By The Clapham Institute | “The great enemy of clear language is insincerity,” wrote George Orwell, who warned of governments resorting to “long words and exhausted idioms” to mask unsavory behavior.
With Orwell in mind, you might want to see “Zero Dark Thirty,” the movie that intimates (or is at least ambiguous about) the role of “enhanced interrogation” in extracting information useful to tracking Osama bin Laden. Viewers can decide whether or which “enhanced interrogation” measures depicted – slaps, sleep deprivation, humiliation, water-boarding – constitute, in plain English, torture.

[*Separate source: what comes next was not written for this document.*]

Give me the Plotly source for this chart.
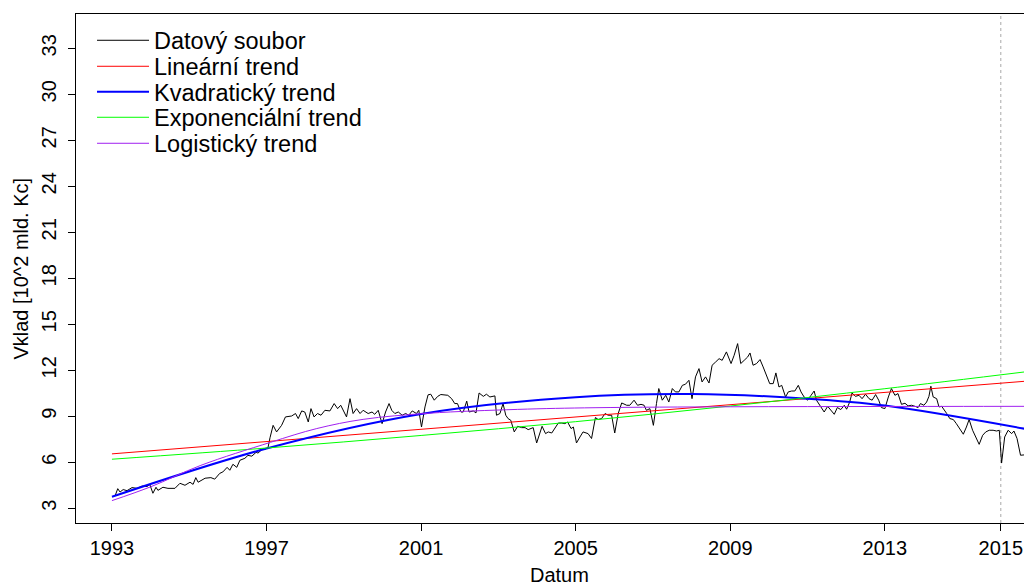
import plotly.graph_objects as go

# ---- data ----
dates = [1993.08, 1993.15, 1993.21, 1993.29, 1993.39, 1993.52, 1993.65, 1993.78, 1993.91, 1993.98,
         1994.06, 1994.14, 1994.19, 1994.32, 1994.45, 1994.63, 1994.76, 1994.89, 1995.02, 1995.10,
         1995.17, 1995.23, 1995.41, 1995.56, 1995.66, 1995.79, 1995.87, 1995.98, 1996.05, 1996.13,
         1996.23, 1996.31, 1996.44, 1996.52, 1996.62, 1996.73, 1996.78, 1996.91, 1996.96, 1997.04,
         1997.09, 1997.17, 1997.26, 1997.39, 1997.49, 1997.65, 1997.75, 1997.82, 1997.91, 1997.99,
         1998.08, 1998.15, 1998.23, 1998.32, 1998.41, 1998.51, 1998.64, 1998.75, 1998.84, 1998.92,
         1999.07, 1999.16, 1999.24, 1999.33, 1999.42, 1999.50, 1999.63, 1999.73, 1999.80, 1999.89,
         1999.99, 2000.08, 2000.17, 2000.24, 2000.32, 2000.41, 2000.51, 2000.60, 2000.68, 2000.77,
         2000.88, 2000.94, 2001.01, 2001.10, 2001.18, 2001.25, 2001.34, 2001.43, 2001.51, 2001.69,
         2001.79, 2001.87, 2001.94, 2002.03, 2002.09, 2002.18, 2002.24, 2002.35, 2002.42, 2002.50,
         2002.61, 2002.69, 2002.78, 2002.91, 2002.95, 2003.04, 2003.12, 2003.19, 2003.25, 2003.32,
         2003.41, 2003.50, 2003.60, 2003.69, 2003.77, 2003.90, 2003.99, 2004.07, 2004.13, 2004.22,
         2004.29, 2004.38, 2004.46, 2004.55, 2004.64, 2004.72, 2004.79, 2004.88, 2004.94, 2005.02,
         2005.11, 2005.19, 2005.32, 2005.41, 2005.51, 2005.58, 2005.67, 2005.76, 2005.84, 2005.93,
         2006.01, 2006.10, 2006.19, 2006.32, 2006.40, 2006.51, 2006.60, 2006.69, 2006.77, 2006.83,
         2006.92, 2007.01, 2007.09, 2007.15, 2007.24, 2007.33, 2007.41, 2007.50, 2007.58, 2007.67,
         2007.76, 2007.84, 2007.93, 2008.01, 2008.10, 2008.19, 2008.27, 2008.36, 2008.45, 2008.53,
         2008.62, 2008.71, 2008.79, 2008.90, 2009.02, 2009.10, 2009.19, 2009.27, 2009.36, 2009.45,
         2009.51, 2009.59, 2009.68, 2009.77, 2009.85, 2009.94, 2010.02, 2010.11, 2010.18, 2010.26,
         2010.33, 2010.43, 2010.50, 2010.59, 2010.67, 2010.76, 2010.83, 2010.91, 2011.00, 2011.09,
         2011.17, 2011.23, 2011.32, 2011.43, 2011.52, 2011.60, 2011.69, 2011.77, 2011.86, 2011.95,
         2012.01, 2012.09, 2012.15, 2012.24, 2012.33, 2012.41, 2012.50, 2012.59, 2012.67, 2012.76,
         2012.84, 2012.91, 2013.00, 2013.09, 2013.17, 2013.26, 2013.34, 2013.43, 2013.52, 2013.60,
         2013.69, 2013.78, 2013.86, 2013.92, 2014.01, 2014.08, 2014.14, 2014.19, 2014.25, 2014.34,
         2014.40, 2014.47, 2014.53, 2014.60, 2014.68, 2014.77, 2014.85, 2014.94, 2015.03, 2015.11,
         2015.18, 2015.27, 2015.35, 2015.44, 2015.53, 2015.61, 2015.70, 2015.80, 2015.89, 2015.96,
         2016.02, 2016.10, 2016.19, 2016.28, 2016.34, 2016.42, 2016.51, 2016.60, 2016.68]
values = [3.80, 4.28, 4.06, 4.22, 4.15, 4.35, 4.30, 4.45, 4.42, 4.55,
          3.98, 4.37, 4.17, 4.37, 4.30, 4.30, 4.63, 4.50, 4.70, 4.56,
          5.00, 4.70, 4.96, 5.00, 4.90, 5.28, 5.37, 5.67, 5.48, 5.87,
          5.67, 6.13, 6.26, 6.45, 6.40, 6.65, 6.60, 6.90, 6.84, 6.98,
          7.60, 8.41, 7.98, 8.41, 8.96, 9.02, 9.18, 8.85, 9.35, 9.28,
          8.63, 9.50, 8.96, 9.18, 9.07, 9.39, 9.35, 9.83, 9.50, 9.72,
          8.96, 10.15, 9.18, 9.50, 9.18, 9.39, 9.18, 9.28, 9.13, 9.39,
          8.52, 9.28, 9.83, 9.39, 9.18, 9.28, 9.07, 9.18, 9.07, 9.35,
          9.18, 9.39, 8.30, 9.61, 10.40, 10.44, 10.05, 10.30, 10.42, 10.37,
          10.15, 9.83, 9.83, 9.28, 9.28, 9.99, 9.28, 9.35, 9.22, 10.52,
          10.30, 10.44, 10.26, 10.33, 9.07, 9.18, 9.83, 9.07, 8.85, 8.74,
          7.98, 8.35, 8.26, 8.26, 8.13, 8.26, 7.26, 7.87, 8.35, 7.87,
          7.98, 7.91, 8.26, 8.56, 8.56, 8.52, 8.63, 8.20, 8.30, 7.26,
          7.65, 7.98, 7.87, 7.55, 8.92, 8.79, 8.85, 9.18, 9.07, 9.07,
          7.91, 9.18, 9.87, 9.72, 9.72, 10.05, 9.72, 9.78, 9.72, 9.39,
          9.50, 8.41, 9.83, 10.81, 10.05, 10.37, 9.93, 10.81, 10.59, 10.59,
          11.02, 11.09, 11.35, 10.15, 11.57, 12.11, 11.24, 11.57, 11.17, 12.33,
          12.54, 12.76, 12.65, 13.20, 12.44, 12.98, 13.74, 12.44, 12.65, 12.87,
          13.13, 12.33, 12.44, 12.70, 12.22, 11.68, 11.13, 11.13, 11.83, 10.91,
          11.02, 10.26, 10.59, 10.65, 10.65, 11.02, 10.59, 10.26, 10.05, 10.37,
          10.65, 10.05, 9.72, 9.28, 9.65, 9.39, 9.13, 9.57, 9.44, 9.72,
          9.46, 9.93, 10.52, 10.30, 10.37, 10.15, 10.44, 10.15, 10.05, 10.42,
          10.05, 9.57, 9.50, 10.26, 10.81, 10.37, 10.48, 9.78, 9.85, 9.68,
          9.72, 9.65, 9.57, 9.83, 9.72, 9.93, 10.30, 10.96, 10.26, 10.15,
          9.61, 9.65, 9.39, 9.18, 8.85, 8.79, 8.52, 8.20, 7.83, 8.30,
          8.79, 8.09, 7.61, 7.17, 7.76, 7.98, 8.09, 8.09, 8.04, 8.09,
          5.95, 7.65, 8.09, 7.87, 8.04, 7.55, 6.46, 6.46, 6.50]

# trend curves, values read at a few dates
lin_dates = [1993.0, 2016.7]
lin_values = [6.55, 11.30]

quad_dates = [1993.0, 1997.0, 2001.0, 2005.0, 2008.0, 2011.0, 2013.0, 2016.7]
quad_values = [3.75, 6.90, 9.15, 10.25, 10.45, 10.15, 9.70, 8.15]

exp_dates = [1993.0, 1997.0, 2001.0, 2005.0, 2009.0, 2013.0, 2016.7]
exp_values = [6.20, 6.93, 7.75, 8.65, 9.67, 10.80, 11.92]

log_dates = [1993.0, 1994.0, 1995.3, 1997.1, 1998.3, 1999.5, 2001.2, 2003.5, 2005.5, 2009.0, 2013.0, 2016.7]
log_values = [3.50, 4.40, 5.80, 7.30, 8.20, 8.80, 9.20, 9.45, 9.56, 9.62, 9.64, 9.65]

series_names = ["Datový soubor", "Lineární trend", "Kvadratický trend",
                "Exponenciální trend", "Logistický trend"]

x_tick_vals = [1993, 1997, 2001, 2005, 2009, 2013, 2016]
x_tick_text = ["1993", "1997", "2001", "2005", "2009", "2013", "2015"]
y_tick_vals = [3, 6, 9, 12, 15, 18, 21, 24, 27, 30, 33]
marker_date = 2016.0

FONT = "Liberation Sans, Arial, Helvetica, sans-serif"

fig = go.Figure()
traces = [
    (dates, values, dict(color="black", width=1)),
    (lin_dates, lin_values, dict(color="#FF0000", width=1)),
    (quad_dates, quad_values, dict(color="#0000FF", width=2, shape="spline")),
    (exp_dates, exp_values, dict(color="#00FF00", width=1, shape="spline")),
    (log_dates, log_values, dict(color="#A020F0", width=1, shape="spline")),
]
legend_ids = ["legend", "legend2", "legend3", "legend4", "legend5"]
for (xs, ys, ln), name, lid in zip(traces, series_names, legend_ids):
    fig.add_trace(go.Scatter(x=xs, y=ys, mode="lines", name=name, line=ln, legend=lid))

fig.add_shape(type="line", xref="x", yref="paper", x0=marker_date, x1=marker_date, y0=0, y1=1,
              line=dict(color="#A8A8A8", width=1, dash="dot"), layer="below")

legend_rows_y = [0.94794, 0.89685, 0.84676, 0.79666, 0.74558]
legend_layout = {}
for lid, ly in zip(legend_ids, legend_rows_y):
    legend_layout[lid] = dict(x=0.0169, y=ly, xanchor="left", yanchor="middle",
                              bgcolor="rgba(0,0,0,0)", borderwidth=0,
                              font=dict(size=23.5, family=FONT, color="black"),
                              itemwidth=52)

fig.update_layout(
    width=1024, height=585,
    margin=dict(l=76, r=0, t=14, b=62, autoexpand=False),
    paper_bgcolor="white", plot_bgcolor="white",
    font=dict(family=FONT, color="black", size=20),
    showlegend=True,
    xaxis=dict(range=[1992.07, 2016.60], tickmode="array", tickvals=x_tick_vals,
               ticktext=x_tick_text, ticks="outside", ticklen=7, tickwidth=1,
               tickcolor="black", showline=True, linecolor="black", linewidth=1,
               mirror=True, showgrid=False, zeroline=False, automargin=False,
               tickfont=dict(size=20), ticklabelstandoff=0),
    yaxis=dict(range=[2.04, 35.24], tickmode="array", tickvals=y_tick_vals,
               ticks="outside", ticklen=7, tickwidth=1, tickcolor="black",
               showline=True, linecolor="black", linewidth=1, mirror=False,
               showgrid=False, zeroline=False, tickangle=-90, automargin=False,
               tickfont=dict(size=20), ticklabelstandoff=4),
    annotations=[
        dict(text="Datum", xref="paper", yref="paper", x=0.5105, y=-0.1012,
             xanchor="center", yanchor="middle", showarrow=False,
             font=dict(size=20, family=FONT)),
        dict(text="Vklad [10^2 mld. Kc]", xref="paper", yref="paper", x=-0.059, y=0.5,
             xanchor="center", yanchor="middle", showarrow=False, textangle=-90,
             font=dict(size=20, family=FONT)),
    ],
    **legend_layout,
)

fig.write_html("out.html", config={"displayModeBar": False},
               post_script="document.body.style.margin='0';document.body.style.overflow='hidden';")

More importantly . . . is asking whether obfuscation is the result of the Enlightenment. Neuroimaging reveals the Enlightenment’s predilection for prose produces societies where words lose any meaningful connection with reality. In the Bible, this is the central thrust of Satan’s work. “Enhanced interrogation” measures are not the first instance of muddy language. America’s Vietnam failure was foretold when U.S. officials began calling air attacks on North Vietnam “protective reaction strikes,” a semantic obfuscation that revealed moral queasiness.
Is America’s economic collapse being foretold as U.S. officials call the plain printing of money “quantitative easing” – an obfuscation indicating economic unsustainability? If so, we ought to be calling for language that has a meaningful connection with reality.